At the same time, I’m kind of digging the challenge. It is clear that they don’t want outsiders here. Particularly people from my backwards podunk state. But goddamnit, I’m not leaving. You need a divorce decree to prove my existence—here it is. And the burned remains of my marriage license, why not. Would this DNA sample suffice for, say, date of birth? You know, I don’t think it’s that they don’t want me here. They just don’t want my car here. Oh, and they don’t want me to work. But that’s a whole other thing I’m too tired to get into right now. But there’s something about all of the obstacles that seem very New England to me. Hands to work, hearts to god, or something. Maybe I’ll convert to Shakerism, so I at least have a good excuse for ending my line. I think there are still Shakers, right? Like 6 of them up in Maine? In the part of the Midwest I’m from, we believe in hard work only if someone else is around to help out. And there’s plenty of port wine cheese spread and deer sausage and Schlitz around when the work is done.

I had to watch a security guard escort a screaming family from the RMV yesterday. I’m not kidding. And instead of horrified, I felt mildly entertained. So there’s that. But then I cried at a bar when the U2 song “Bad” came on. Fortunately NU was there to make me feel like less of a tool. I feel sad and overwhelmed. I feel ecstatic and depressed. I feel abandoned and that I’m finally where I belong. I feel really alone.

Ok, I’m just going to say it. This whole moving thing would be a lot easier with a partner. Fuck.

10 Comments:

Blogger k. said...

on behalf of our city, let me just say, i'm glad you're here

1:53 PM  
Anonymous Anonymous said...

Oh, but there is also this: partners can complicate and even ruin the moving experience as easily as they can assist with it. P gets so stressed out about relocation that he becomes Mr. Hyde for the weeks preceding and following a move, so that I end up thinking it would have been easier to have done it all without him.

I hope the more stressful parts of this transition are over for you soon.

7:02 PM  
Blogger Julia Story said...

Nil: Thank you--you guys make it a lot easier.

Body Mascot: Hi! Yeah, I think moving probably just sucks no matter how many people are involved. I hope you are well...most days here are good, with only several moments of panic per day. Except that one day. That one day was really bad.

5:14 AM  
Blogger Simeon Berry said...

And let me add my assent by saying that you improve the metropolitan vista immeasurably. How else would lonely Manhattans get their validation, despite their fancy glasses and cherries?

6:02 AM  
Blogger Julia Story said...

Oh Manhattans everywhere (well especially at that one place)!

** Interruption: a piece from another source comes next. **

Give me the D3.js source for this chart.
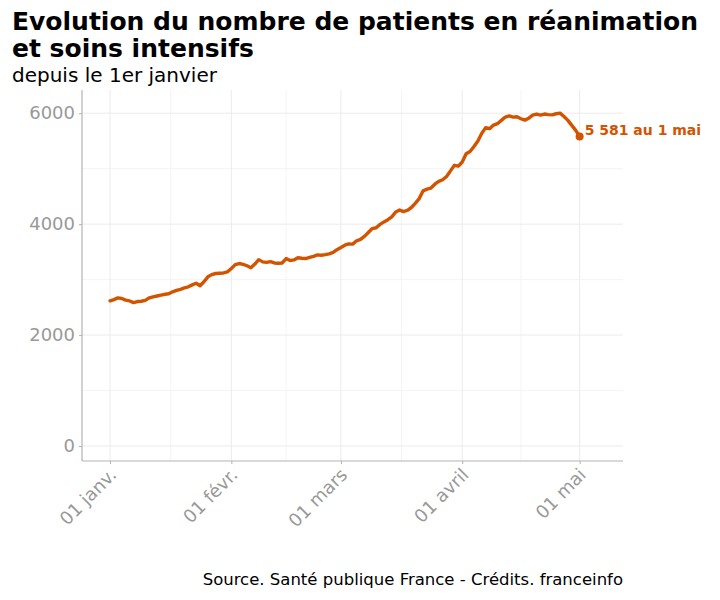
<!DOCTYPE html>
<html><head><meta charset="utf-8">
<script src="https://cdn.jsdelivr.net/npm/d3@7"></script>
<style>body{margin:0;background:#fff;} svg{display:block;font-family:"DejaVu Sans",sans-serif;}</style>
</head><body>
<svg id="chart" width="720" height="600"></svg>
<script>
const startDate = "2021-01-01";
const values = [2618,2640,2670,2660,2630,2615,2585,2605,2610,2625,
2670,2690,2705,2720,2735,2745,2780,2805,2825,2850,
2870,2905,2935,2890,2960,3050,3090,3110,3115,3120,
3140,3200,3270,3290,3275,3250,3215,3280,3360,3320,
3310,3325,3300,3295,3300,3380,3345,3355,3395,3385,
3380,3400,3420,3445,3440,3450,3465,3490,3540,3580,
3620,3645,3640,3700,3725,3780,3850,3920,3935,3995,
4040,4080,4130,4220,4255,4225,4250,4300,4375,4460,
4600,4630,4650,4720,4770,4800,4860,4960,5060,5045,
5120,5270,5310,5400,5500,5640,5740,5720,5785,5810,
5870,5930,5950,5930,5935,5900,5875,5910,5965,5985,
5965,5985,5975,5970,5990,6001,5940,5870,5780,5690,5581];
const xTickDates = ["2021-01-01","2021-02-01","2021-03-01","2021-04-01","2021-05-01"];
const xTickLabels = ["01 janv.","01 févr.","01 mars","01 avril","01 mai"];
const xMinorDates = ["2021-01-16T12:00","2021-02-15","2021-03-16T12:00","2021-04-16"];
const yTicks = [0,2000,4000,6000];
const yMinor = [1000,3000,5000];
const titleLines = ["Evolution du nombre de patients en réanimation","et soins intensifs"];
const subtitle = "depuis le 1er janvier";
const caption = "Source. Santé publique France - Crédits. franceinfo";
const labelText = "5 581 au 1 mai";

(function(){
const parse = s => new Date(s);
const t0 = parse(startDate);
const data = values.map((v,i)=>({date:d3.timeDay.offset(t0,i), value:v}));

const svg = d3.select("#chart");
const color = "#d35400";
const pL=82,pR=623,pT=90,pB=461;

const x = d3.scaleTime()
  .domain([d3.timeHour.offset(t0,-7.15*24), d3.timeHour.offset(t0,131.1*24)])
  .range([pL,pR]);
const y = d3.scaleLinear().domain([-270,6418]).range([pB,pT]);

const g = svg.append("g");
g.selectAll(".ym").data(yMinor).join("line")
  .attr("x1",pL).attr("x2",pR).attr("y1",d=>y(d)).attr("y2",d=>y(d))
  .attr("stroke","#f4f4f4").attr("stroke-width",1);
g.selectAll(".xm").data(xMinorDates).join("line")
  .attr("x1",d=>x(parse(d))).attr("x2",d=>x(parse(d))).attr("y1",pT).attr("y2",pB)
  .attr("stroke","#f4f4f4").attr("stroke-width",1);
g.selectAll(".yg").data(yTicks).join("line")
  .attr("x1",pL).attr("x2",pR).attr("y1",d=>y(d)).attr("y2",d=>y(d))
  .attr("stroke","#ebebeb").attr("stroke-width",1);
g.selectAll(".xg").data(xTickDates).join("line")
  .attr("x1",d=>x(parse(d))).attr("x2",d=>x(parse(d))).attr("y1",pT).attr("y2",pB)
  .attr("stroke","#ebebeb").attr("stroke-width",1);

const yAxis = d3.axisLeft(y).tickValues(yTicks).tickSize(3).tickPadding(4).tickFormat(d3.format("d"));
const ya = svg.append("g").attr("transform",`translate(${pL},0)`).call(yAxis);
ya.select(".domain").attr("d",`M0,${pT}V${pB}`).attr("stroke","#b3b3b3").attr("stroke-width",1.2);
ya.selectAll(".tick line").attr("stroke","#b3b3b3");
ya.selectAll(".tick text").attr("fill","#999999").attr("font-size","18px").attr("font-family","DejaVu Sans");

const xAxis = d3.axisBottom(x).tickValues(xTickDates.map(parse)).tickSize(3)
  .tickFormat((d,i)=>xTickLabels[i]);
const xa = svg.append("g").attr("transform",`translate(0,${pB})`).call(xAxis);
xa.select(".domain").attr("d",`M${pL},0H${pR}`).attr("stroke","#b3b3b3").attr("stroke-width",1.2);
xa.selectAll(".tick line").attr("stroke","#b3b3b3");
xa.selectAll(".tick text").attr("fill","#999999").attr("font-size","18px").attr("font-family","DejaVu Sans")
  .attr("text-anchor","end").attr("dy",null).attr("y",null)
  .attr("transform","translate(7,15) rotate(-45)");

const line = d3.line().x(d=>x(d.date)).y(d=>y(d.value));
svg.append("path").datum(data).attr("d",line).attr("fill","none")
  .attr("stroke",color).attr("stroke-width",3.4).attr("stroke-linejoin","round").attr("stroke-linecap","round");
const last = data[data.length-1];
svg.append("circle").attr("cx",x(last.date)).attr("cy",y(last.value)).attr("r",4).attr("fill",color);
svg.append("text").attr("x",x(last.date)+5).attr("y",y(last.value)-1)
  .attr("fill",color).attr("font-weight","bold").attr("font-size","14px").text(labelText);

svg.selectAll(".title").data(titleLines).join("text")
  .attr("x",12).attr("y",(d,i)=>30+i*27).attr("font-weight","bold").attr("font-size","25px")
  .attr("fill","#000").text(d=>d);
svg.append("text").attr("x",12).attr("y",82).attr("font-size","20px").attr("fill","#000").text(subtitle);
svg.append("text").attr("x",623).attr("y",585).attr("text-anchor","end").attr("font-size","16.5px")
  .attr("fill","#000").text(caption);
})();
</script>
</body></html>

You'll never be lonely again.

7:26 AM  
Blogger LCALeasure said...

Moving sucks, but I gotta tell you that now, after almost a full year in one place, things are great. (plus, you've got all the alliterative lovelies of nix, nill, and nu.)
can't y'all move out here next time?

8:21 AM  
Blogger Dan said...

I believe you meant to say "the shrew state of the union could be most accurately described as 'ass' or 'nose-assy." That, too, will pass, of course.

(A sorta PS: Was there a pear involved in the original nose-assiness? For some reason pear is hovering on the edge of that memory but I can't find the poem right now to check.

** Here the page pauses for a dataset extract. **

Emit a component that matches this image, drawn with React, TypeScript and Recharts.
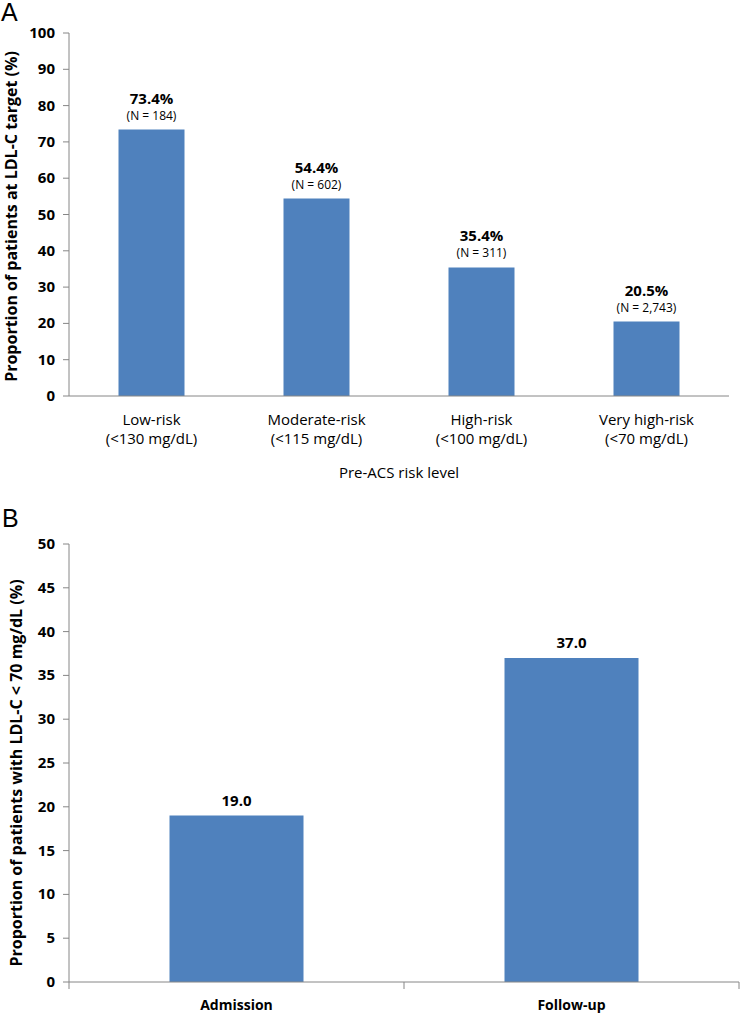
import { Bar, BarChart, LabelList, XAxis, YAxis } from "recharts";

const riskLevels = ["Low-risk", "Moderate-risk", "High-risk", "Very high-risk"];
const riskTargets = ["(<130 mg/dL)", "(<115 mg/dL)", "(<100 mg/dL)", "(<70 mg/dL)"];
const atTarget = [73.4, 54.4, 35.4, 20.5];
const patientCounts = ["184", "602", "311", "2,743"];
const ticksA = [0, 10, 20, 30, 40, 50, 60, 70, 80, 90, 100];

const timepoints = ["Admission", "Follow-up"];
const below70 = [19.0, 37.0];
const ticksB = [0, 5, 10, 15, 20, 25, 30, 35, 40, 45, 50];

const FONT = "'Open Sans', sans-serif";
const BLUE = "#4F81BD";
const AXIS = "#868686";

const dataA = riskLevels.map((name, i) => ({
  name,
  target: riskTargets[i],
  value: atTarget[i],
  n: patientCounts[i],
}));

const dataB = timepoints.map((name, i) => ({ name, value: below70[i] }));

const TickA = (props: any) => {
  const { x, y, payload, index } = props;
  return (
    <g>
      <text x={x} y={y + 21} textAnchor="middle" fontSize={15} fontFamily={FONT} fill="#000">
        {payload.value}
      </text>
      <text x={x} y={y + 40} textAnchor="middle" fontSize={15} fontFamily={FONT} fill="#000">
        {dataA[index]?.target}
      </text>
    </g>
  );
};

const TickB = (props: any) => {
  const { x, y, payload, index } = props;
  const off = payload.offset ?? 0;
  return (
    <g>
      <line x1={x - off} x2={x - off} y1={y - 8} y2={y - 1} stroke={AXIS} />
      {index === dataB.length - 1 && (
        <line x1={x + off} x2={x + off} y1={y - 8} y2={y - 1} stroke={AXIS} />
      )}
      <text x={x} y={y + 20} textAnchor="middle" fontSize={14} fontWeight="bold" fontFamily={FONT} fill="#000">
        {payload.value}
      </text>
    </g>
  );
};

const YTick = (props: any) => {
  const { x, y, payload } = props;
  return (
    <text x={x - 6} y={y + 5} textAnchor="end" fontSize={15} fontWeight="bold" fontFamily={FONT} fill="#000">
      {payload.value}
    </text>
  );
};

const LabelA = (props: any) => {
  const { x, y, width, index } = props;
  const cx = x + width / 2;
  return (
    <g>
      <text x={cx} y={y - 26} textAnchor="middle" fontSize={15} fontWeight="bold" fontFamily={FONT} fill="#000">
        {atTarget[index].toFixed(1)}%
      </text>
      <text x={cx} y={y - 10} textAnchor="middle" fontSize={12} fontFamily={FONT} fill="#000">
        (N = {patientCounts[index]})
      </text>
    </g>
  );
};

const LabelB = (props: any) => {
  const { x, y, width, index } = props;
  return (
    <text x={x + width / 2} y={y - 10} textAnchor="middle" fontSize={15} fontWeight="bold" fontFamily={FONT} fill="#000">
      {below70[index].toFixed(1)}
    </text>
  );
};

const yTitle = (text: string, cx: number, shift: number) => (props: any) => {
  const vb = props.viewBox;
  const cy = vb.y + vb.height / 2 + shift;
  return (
    <text
      x={cx}
      y={cy}
      transform={`rotate(-90 ${cx} ${cy})`}
      textAnchor="middle"
      dominantBaseline="central"
      fontSize={16}
      fontWeight="bold"
      fontFamily={FONT}
      fill="#000"
    >
      {text}
    </text>
  );
};

export default function App() {
  return (
    <div style={{ position: "relative", width: 740, height: 1013, background: "#fff" }}>
      <style>{`body{margin:0}`}</style>
      <div style={{ position: "absolute", left: 0, top: 0 }}>
        <BarChart width={740} height={490} data={dataA} margin={{ top: 33, right: 11, left: 0, bottom: 0 }} barCategoryGap="30%">
          <XAxis
            dataKey="name"
            height={94}
            tickLine={false}
            axisLine={{ stroke: AXIS }}
            tick={<TickA />}
            interval={0}
            label={{
              content: (p: any) => (
                <text
                  x={p.viewBox.x + p.viewBox.width / 2}
                  y={478}
                  textAnchor="middle"
                  fontSize={15}
                  fontFamily={FONT}
                  fill="#000"
                >
                  Pre-ACS risk level
                </text>
              ),
            }}
          />
          <YAxis
            width={69}
            domain={[0, 100]}
            ticks={ticksA}
            interval={0}
            tickSize={6}
            tickLine={{ stroke: AXIS }}
            axisLine={{ stroke: AXIS }}
            tick={<YTick />}
            label={{ content: yTitle("Proportion of patients at LDL-C  target (%)", 11, 2) }}
          />
          <Bar dataKey="value" fill={BLUE} isAnimationActive={false}>
            <LabelList dataKey="value" content={<LabelA />} />
          </Bar>
        </BarChart>
      </div>
      <div style={{ position: "absolute", left: 0, top: 485 }}>
        <BarChart width={740} height={528} data={dataB} margin={{ top: 59, right: 1, left: 0, bottom: 0 }} barCategoryGap="30%">
          <XAxis
            dataKey="name"
            height={31}
            tickLine={false}
            axisLine={{ stroke: AXIS }}
            tick={<TickB />}
            interval={0}
          />
          <YAxis
            width={69}
            domain={[0, 50]}
            ticks={ticksB}
            interval={0}
            tickSize={6}
            tickLine={{ stroke: AXIS }}
            axisLine={{ stroke: AXIS }}
            tick={<YTick />}
            label={{ content: yTitle("Proportion of patients with LDL-C < 70 mg/dL (%)", 16, 10) }}
          />
          <Bar dataKey="value" fill={BLUE} isAnimationActive={false}>
            <LabelList dataKey="value" content={<LabelB />} />
          </Bar>
        </BarChart>
      </div>
      <svg
        width={740}
        height={1013}
        style={{ position: "absolute", left: 0, top: 0, pointerEvents: "none" }}
      >
        <text x={1} y={21} fontSize={25} fontFamily="'Liberation Sans', Arial, sans-serif" fill="#000">
          A
        </text>
        <text x={2} y={527} fontSize={25} fontFamily="'Liberation Sans', Arial, sans-serif" fill="#000">
          B
        </text>
      </svg>
    </div>
  );
}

Which is just plain nose-assy.

Nose-assy. Nose-assy. Nose-assy.

That'll do it for now.)

1:35 PM  
Blogger Julia Story said...

That day was assy. TODAY was nose-assy. The phrase "nose-assy" actually pops into my head with alarming regularity. Also "dog on dog action." And "shrew, what the hell did you do now."

I'm going to check the poem now.

2:04 PM  
Blogger Julia Story said...

"Pear is nose-assy. Permit a sesame hayseed bun."

2:06 PM  
Blogger Dan said...

Ah, we were channeling pure, unadulterated genius that day.

And for the record, pear is still nose-assy.